As for how such a vast discrepancy between report and reality could occur, some school officials said that in some cases it was a matter of user error with the digital reporting system.
“I think someone pushed the wrong button,” Jeff Davis, a superintendent at Ventura Unified School District in Southern California, told NPR.
The school district misreported to the CRDC that 26 shooting incidents occurred in the 2015-2016 school year. That number doesn’t come close to what the outgoing superintendent, Joe Richards, recalls as reality.
Davis said that Richards “has been here for almost 30 years and he doesn’t remember any shooting.”
“We are in this weird vortex of what’s on this screen and what reality is,” he added.

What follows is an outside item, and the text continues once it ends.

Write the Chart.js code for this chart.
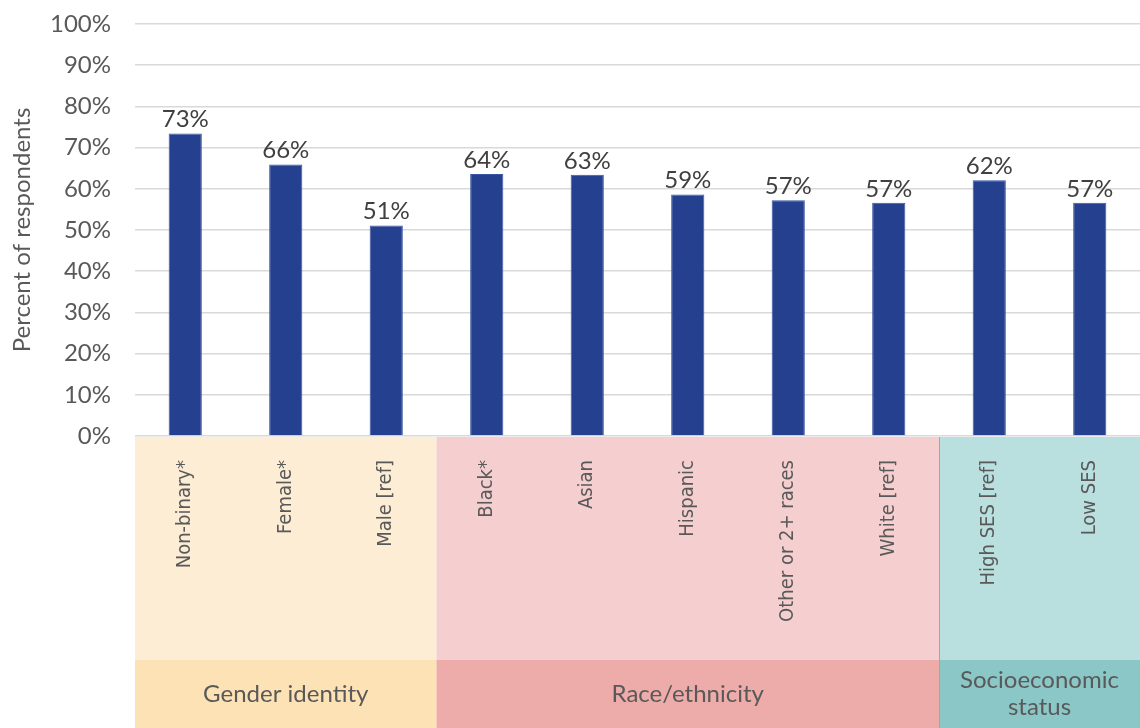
<!DOCTYPE html>
<html>
<head>
<title>Percent of respondents by group</title>
<script src="https://cdn.jsdelivr.net/npm/chart.js"></script>
<style>
    html, body { margin: 0; padding: 0; background: #fff; }
    #wrap { width: 1140px; height: 728px; position: relative; }
</style>
</head>
<body>
<div id="wrap"><canvas id="chart"></canvas></div>
<script>
    // data
    const categories = ['Non-binary*', 'Female*', 'Male [ref]', 'Black*', 'Asian', 'Hispanic',
        'Other or 2+ races', 'White [ref]', 'High SES [ref]', 'Low SES'];
    const values = [73.4, 65.9, 51.1, 63.6, 63.4, 58.6, 57.2, 56.6, 62.1, 56.6];
    const groups = ['Gender identity', 'Race/ethnicity', ['Socioeconomic', 'status']];
    const groupSizes = [3, 5, 2];

    // styles
    const bandLight = ['#fdedd5', '#f5cfcf', '#b9e0df'];
    const bandDark = ['#fde2b5', '#edabaa', '#8ac7c6'];
    const textGrey = '#595959';
    const numFont = 'Lato, "Open Sans", sans-serif';
    const narrowFont = '"Liberation Sans Narrow", "DejaVu Sans Condensed", sans-serif';
    const groupBandTop = 660;

    const bands = {
        id: 'bands',
        beforeDraw(chart) {
            const ctx = chart.ctx;
            const area = chart.chartArea;
            const x = chart.scales.x;
            const w = (area.right - area.left) / categories.length;
            let idx = 0;
            ctx.save();
            groups.forEach((g, i) => {
                const x0 = x.getPixelForValue(idx) - w / 2;
                const x1 = x.getPixelForValue(idx + groupSizes[i] - 1) + w / 2;
                ctx.fillStyle = bandLight[i];
                ctx.fillRect(x0, area.bottom + 1, x1 - x0, groupBandTop - area.bottom - 1);
                ctx.fillStyle = bandDark[i];
                ctx.fillRect(x0, groupBandTop, x1 - x0, chart.height - groupBandTop);
                ctx.fillStyle = textGrey;
                ctx.font = '24px ' + numFont;
                ctx.textAlign = 'center';
                ctx.textBaseline = 'middle';
                const lines = Array.isArray(g) ? g : [g];
                const mid = (groupBandTop + chart.height) / 2;
                const cx = (x0 + Math.min(x1, chart.width)) / 2;
                lines.forEach((l, k) => {
                    ctx.fillText(l, cx, mid + (k - (lines.length - 1) / 2) * 27);
                });
                if (i === 2) {
                    ctx.strokeStyle = '#a6a6a6';
                    ctx.lineWidth = 1;
                    ctx.beginPath();
                    ctx.moveTo(Math.round(x0) + 0.5, area.bottom + 1);
                    ctx.lineTo(Math.round(x0) + 0.5, chart.height);
                    ctx.stroke();
                }
                idx += groupSizes[i];
            });
            ctx.restore();
        }
    };

    const barLabels = {
        id: 'barLabels',
        afterDatasetsDraw(chart) {
            const ctx = chart.ctx;
            const meta = chart.getDatasetMeta(0);
            ctx.save();
            ctx.fillStyle = '#404040';
            ctx.font = '24px ' + numFont;
            ctx.textAlign = 'center';
            ctx.textBaseline = 'bottom';
            meta.data.forEach((bar, i) => {
                ctx.fillText(Math.round(values[i]) + '%', bar.x, bar.y - 2);
            });
            ctx.restore();
        }
    };

    new Chart(document.getElementById('chart'), {
        type: 'bar',
        data: {
            labels: categories,
            datasets: [{
                data: values,
                backgroundColor: '#25408f',
                borderColor: '#3a55a3',
                borderWidth: 1,
                categoryPercentage: 1,
                barPercentage: 0.33
            }]
        },
        options: {
            responsive: true,
            maintainAspectRatio: false,
            animation: false,
            layout: { padding: { top: 24, bottom: 728 - groupBandTop, right: 0, left: 8 } },
            plugins: { legend: { display: false }, tooltip: { enabled: false } },
            scales: {
                x: {
                    grid: { display: false },
                    border: { display: false },
                    ticks: {
                        color: textGrey,
                        font: { family: narrowFont, size: 20 },
                        minRotation: 90,
                        maxRotation: 90,
                        padding: 16,
                        autoSkip: false
                    },
                    afterFit(scale) {
                        scale.height = 224;
                        scale.paddingLeft = 0;
                        scale.paddingRight = 0;
                    }
                },
                y: {
                    min: 0,
                    max: 100,
                    ticks: {
                        stepSize: 10,
                        color: textGrey,
                        font: { family: numFont, size: 24 },
                        padding: 24,
                        callback: v => v + '%'
                    },
                    grid: { color: '#d9d9d9', lineWidth: 1.5, drawTicks: false },
                    border: { display: false },
                    title: {
                        display: true,
                        text: 'Percent of respondents',
                        color: textGrey,
                        font: { family: numFont, size: 24 },
                        padding: { top: 0, bottom: 0 }
                    },
                    afterFit(scale) {
                        scale.width = 127;
                        scale.paddingTop = 0;
                        scale.paddingBottom = 0;
                    }
                }
            }
        },
        plugins: [bands, barLabels]
    });
</script>
</body>
</html>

In the case of Cleveland Metropolitan School District, which was reported to have had shooting incidents in 37 of its schools, user error struck again. Roseann Canfora, chief communications officer for the school district, told NPR that 37 schools had actually reported “possession of a knife or a firearm” in response to the previous question on the survey, which meant that the number 37 had been entered in the wrong place.
Various other school districts encountered similar problems, either with the wording of the survey, outright user error, or suspected errors in the survey’s coding, which in some cases inflated incidents involving scissors to those involving the discharge of a firearm.
School districts also complained that the CRDC’s surveys ask for information that states already collect, but at a level of detail they don’t currently record or in a different format. Districts also noted a “lack of clarity in the definitions of key terms,” such as whether a voluntary paintball gun fight constituted “possession of a firearm” or an “attack with a weapon.”
The subject of school shootings is also relatively new, according to Deborah Temkin, a researcher and program director at Child Trends, which means that schools may not have been fully prepared to report on them. Temkin also noted that, even though reporting that nearly 240 schools experienced shooting incidents is an overstatement, it still falls within the margin of error, since “240 schools is less than half of 1 percent.”
An Education Department spokeswoman, Liz Hill, told NPR that “at least five districts have submitted requests to OCR to amend the school-related shootings data that they submitted for the 2015-16 CRDC.”
The DOE will issue updates based on those corrections, called “errata,” to the current data.